Desperate to reclaim their access to serenity, the family set about trying to get the cynical businessman opposite, Wong (Louis Koo Tin-lok), to take the billboard down but he proves smug and indifferent to their plight. In fact, his resentment towards those who can afford swanky sea view apartments is one of the reasons he put the billboard up in the first place so he’s not about to take it down just because he’s realised its presence is inconsiderate. Trying to get the authorities, including an old friend with a longstanding crush on Suk-yin, involved proves largely fruitless with the family locked into a bureaucratic nightmare which saps all their energy and only drives them all crazier even as they begin to unite in pooling their efforts to outsmart Wong who insists the billboard is “art” which he made himself and enriches the city.

The intersection between art and advertising, as well as mild motion towards both things as acts of protest, is only one of the film’s meta touches, but its main theme is indeed family and the various ways the modern society both frustrates and cements it.
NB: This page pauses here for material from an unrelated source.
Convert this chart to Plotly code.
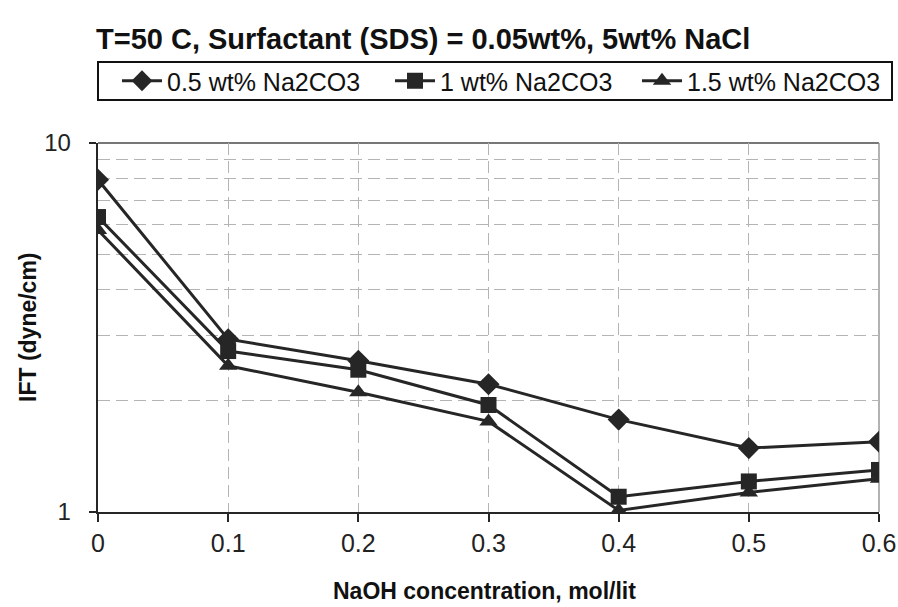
import plotly.graph_objects as go

naoh = [0, 0.1, 0.2, 0.3, 0.4, 0.5, 0.6]
ift_05 = [7.95, 2.94, 2.57, 2.22, 1.78, 1.49, 1.55]
ift_10 = [6.30, 2.73, 2.43, 1.95, 1.10, 1.21, 1.30]
ift_15 = [5.81, 2.49, 2.11, 1.76, 1.01, 1.13, 1.23]
names = ["0.5 wt% Na2CO3", "1 wt% Na2CO3", "1.5 wt% Na2CO3"]
symbols = ["diamond", "square", "triangle-up"]
x_ticks = [0, 0.1, 0.2, 0.3, 0.4, 0.5, 0.6]
x_ticktext = ["0", "0.1", "0.2", "0.3", "0.4", "0.5", "0.6"]
y_ticks = [1, 10]
y_ticktext = ["1", "10"]
y_minor = [2, 3, 4, 5, 6, 7, 8, 9]

title_text = "T=50 C, Surfactant (SDS) = 0.05wt%, 5wt% NaCl"
x_title = "NaOH concentration, mol/lit"
y_title = "IFT (dyne/cm)"

ink = "#262626"
grid = "#b4b4b4"
sans = "Liberation Sans, Arial, sans-serif"
NB = "\u00a0"

PL, PR, PT, PB = 98, 879, 143, 512
pw, ph = PR - PL, PB - PT

legend_ids = ["legend", "legend2", "legend3"]
legend_px = [117, 390, 637]

fig = go.Figure()
for name, ys, sym, lid in zip(names, [ift_05, ift_10, ift_15], symbols, legend_ids):
    fig.add_trace(go.Scatter(
        x=naoh, y=ys, name=name, mode="lines+markers", legend=lid,
        line=dict(color=ink, width=3),
        marker=dict(symbol=sym, size=17 if sym == "diamond" else 16, color=ink),
    ))

legend_common = dict(orientation="h", xanchor="left", y=(PB - 81) / ph, yanchor="middle",
                     borderwidth=0, bgcolor="rgba(0,0,0,0)",
                     font=dict(size=25, color="#111"), itemwidth=40)

layout_legends = {lid: dict(legend_common, x=(px - PL) / pw)
                  for lid, px in zip(legend_ids, legend_px)}

fig.update_layout(
    width=898, height=607,
    margin=dict(l=PL, r=898 - PR, t=PT, b=607 - PB, autoexpand=False),
    paper_bgcolor="white", plot_bgcolor="white",
    font=dict(family=sans, color="#111", size=18),
    title=dict(text="<b>" + title_text + "</b>", x=96 / 898, xanchor="left",
               y=1 - 39 / 607, yanchor="middle",
               font=dict(size=29, color="#111")),
    showlegend=True,
    **layout_legends,
    xaxis=dict(range=[0, 0.6], tickvals=x_ticks, ticktext=x_ticktext, automargin=False,
               showline=True, linecolor=ink, linewidth=2,
               ticks="outside", ticklen=8, tickcolor=ink, tickwidth=1.5,
               ticklabeloverflow="allow",
               showgrid=True, gridcolor=grid, griddash="12px,6px", gridwidth=1,
               zeroline=False, tickfont=dict(size=25, color="#222")),
    yaxis=dict(type="log", range=[0, 1], tickvals=y_ticks,
               ticktext=[t + NB + NB for t in y_ticktext], automargin=False,
               showline=True, linecolor=ink, linewidth=2,
               ticks="outside", ticklen=7, tickcolor=ink, tickwidth=1.5,
               ticklabeloverflow="allow",
               showgrid=False, zeroline=False,
               tickfont=dict(size=24, color="#222"),
               minor=dict(tickvals=y_minor, showgrid=True, gridcolor=grid, griddash="12px,6px",
                          gridwidth=1, ticks="")),
    annotations=[
        dict(text="<b>" + x_title + "</b>", xref="paper", yref="paper",
             x=0.5 - 4 / pw, y=(PB - 591) / ph, xanchor="center", yanchor="middle",
             showarrow=False, font=dict(size=23, color="#111")),
        dict(text="<b>" + y_title + "</b>", xref="paper", yref="paper",
             x=(28 - PL) / pw, y=(PB - 327) / ph, xanchor="center", yanchor="middle",
             textangle=-90, showarrow=False, font=dict(size=23, color="#111")),
    ],
    shapes=[
        dict(type="line", xref="x domain", yref="y domain", x0=0, x1=1, y0=1, y1=1,
             line=dict(color="#777", width=2), layer="below"),
        dict(type="line", xref="x domain", yref="y domain", x0=1, x1=1, y0=0, y1=1,
             line=dict(color="#999", width=1.5), layer="below"),
        dict(type="rect", xref="paper", yref="paper",
             x0=0, x1=(892 - PL) / pw, y0=(PB - 100) / ph, y1=(PB - 62) / ph,
             line=dict(color="#111", width=2), fillcolor="rgba(0,0,0,0)"),
    ],
)

fig.write_html("out.html")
The Los who were always at each other’s throats, became calm sitting together gazing out at the peaceful harbour but later returned to their individual spheres before reuniting in conflict. Meanwhile, we discover that Wong has a sad story of his own which paints him as a lonely man without a family who likes the attention the billboard has brought him because it’s finally forced people to acknowledge his existence. Rather than managing to make friends with him, the Los descend further into their psychotic fury as they try to defeat Wong, ironically rediscovering their family solidarity in the process. “In this terrible world only family can protect us”, Grandpa says, and in this crazy cutthroat society he may be right. Perhaps the best course of action is to all go mad together rather than try to resist the craziness.


A Home with a View was screened as part of the 2019 Udine Far East Film Festival. It is also currently available to stream via Netflix in the UK (and possibly other territories).